No deja de ser fascinante la capacidad del ser humano para unificar lo más avanzado con lo más tradicional. Lo pienso siempre que veo a uno de mis mejores amigos sacar su móvil con un protector que reproduce una vieja cinta de casete. O a ese otro al que se le desprendió una de las teclas y la lleva pegada con un papel celo. Pero esta demoledora verdad está presente en miles de detalles. Sucede en todos los aeropuertos donde la gente se hacina en los mostradores de atención al cliente cuando todas las máquinas han fracasado en sus gestiones. O cuando te cruzas por la calle con alguien que discute con una voz automatizada en el servicio de reclamación de cualquier factura y reclama a gritos que le atienda un ser humano. O cuando alguien cuelga en internet su desfile de nazareno. El que vuelva a ponerse de moda el vinilo no sorprende a los que siempre presentimos que el Super 8 se seguiría usando pese a los nuevos modelos digitales o entre quienes aprecian una fotografía Polaroid pese a todos los avances y retrocesos a los que somete la industria a tu afán por guardar recuerdos. Así, han regresado con fuerza las postales cuando están languideciendo los servicios de correo y florecen librerías pequeñas y acogedoras cuando el reinado de Amazon ha destrozado las de tamaño más grande.
Algo sospechábamos de todo esto cuando la música grabada no significó el final de los conciertos en directo y cuando la televisión no acabó con el cine ni el cine con la radio ni internet con los cuadernos. Ahora nos cuentan, porque profetas hay en cada era, que el periódico en papel va a desaparecer, pero guardamos un escepticismo prudente. No vaya a ser que pase como con el cine español, que cuando ya estaba muerto y enterrado resulta que puso en el mercado la película más taquillera de su historia. El único consejo sabio que he recibido en cuanto a este desequilibrio entre el porvenir y el pasado me lo dio un tipo que me dijo: lo mejor es mirar y divertirse.

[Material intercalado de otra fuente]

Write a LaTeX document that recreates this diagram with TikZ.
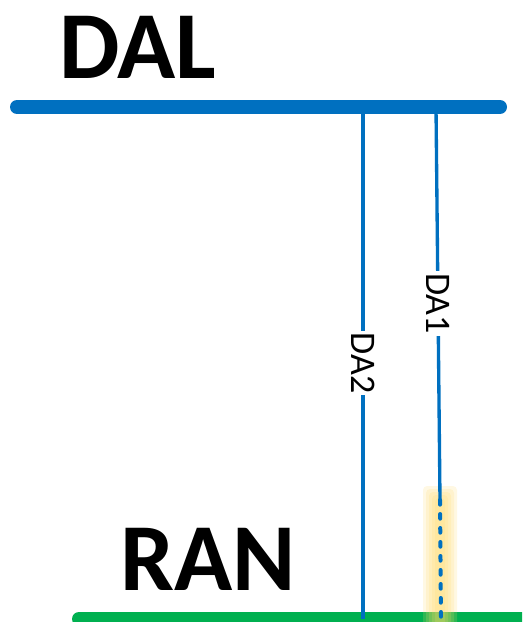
\documentclass[tikz,border=0pt]{standalone}
\usepackage{fontspec}
\setmainfont{Carlito}
\usetikzlibrary{positioning, calc}
\definecolor{busblue}{HTML}{0070C0}
\definecolor{busgreen}{HTML}{00B050}
\definecolor{glowyellow}{HTML}{FFD966}

\begin{document}
\begin{tikzpicture}[
    x=0.75pt, y=-0.75pt,
    bus/.style={line width=10.5pt, line cap=round, draw=#1},
    link/.style={line width=2.5pt, draw=busblue},
    lbl/.style={fill=white, inner sep=1.5pt, rotate=-90,
                font=\fontsize{27}{30}\selectfont},
    title/.style={inner sep=0pt, anchor=base west,
                  font=\bfseries\fontsize{72}{80}\selectfont}
]
    \useasboundingbox (0,0) rectangle (522,622);
    \clip (0,0) rectangle (522,622);

    \node[title] (dal) at (59,78) {DAL};
    \node[title] (ran) at (120,590) {RAN};

    \coordinate (dal-w) at (17,107);
    \coordinate (dal-e) at (500,107);
    \coordinate (ran-w) at (79,619);
    \coordinate (ran-e) at (560,619);
    \coordinate (da2-top) at (363,107);
    \coordinate (da2-bot) at (363,619);
    \coordinate (da1-top) at (436,107);
    \coordinate (da1-mid) at (440,500);
    \coordinate (da1-bot) at (441,619);

    % RAN bus
    \draw[bus=busgreen] (ran-w) -- (ran-e);

    % highlight on the dotted part
    \foreach \g in {17,14,11,8,5}
        \fill[glowyellow, opacity=0.18, rounded corners=3pt]
            (440-\g,503-\g) rectangle (440+\g,640);

    % links
    \draw[link] (da2-top) -- node[lbl] (da2) {DA2} (da2-bot);
    \draw[link] (da1-top) -- node[lbl] (da1) {DA1} (da1-mid);
    \draw[link, line width=3pt, line cap=round, dash pattern=on 3.5pt off 7pt]
        (da1-mid) -- (da1-bot);

    % DAL bus
    \draw[bus=busblue] (dal-w) -- (dal-e);
\end{tikzpicture}
\end{document}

Últimamente oímos a mucha gente hablar del dinero virtual y ofenderse porque uno, después de escucharles con atención, saque un billete arrugado de 10 euros para pagar las cañas. Más lamentable es leer cómo en multitud de establecimientos pronto se aceptará pagar con el teléfono móvil y un rápido deslizamiento y, sin embargo, comprobar que cada vez hay menos comercios que aceptan las míseras tarjetas de crédito. Al parecer quieren ahorrarse la tasa y uno llega a cualquier aparcamiento y lo primero que ve es un cartel bien rústico que dice que solo se acepta el pago en metálico. Con lo que se infiere que el mundo avanza a una velocidad de vértigo, pero que el gusto por el dinero negro no acaba de desaparecer del todo. La subida del IVA, que ha servido para multiplicar el fraude en las facturas, que ya casi nadie solicita porque parecen un agravio, se suma a esta apariencia de modernidad. Lo hermoso son los contrastes y por eso el tiempo que vivimos resulta fascinante, porque el abanico de recursos nunca fue mayor. La pantalla táctil convive con la caca de perro abandonada en la calle y la botella de agua invertida en el macetero del balcón con los jardines verticales humedecidos por goteo. Nunca lo moderno acabó del todo con lo viejo, que siempre se cobra su fría y terca venganza.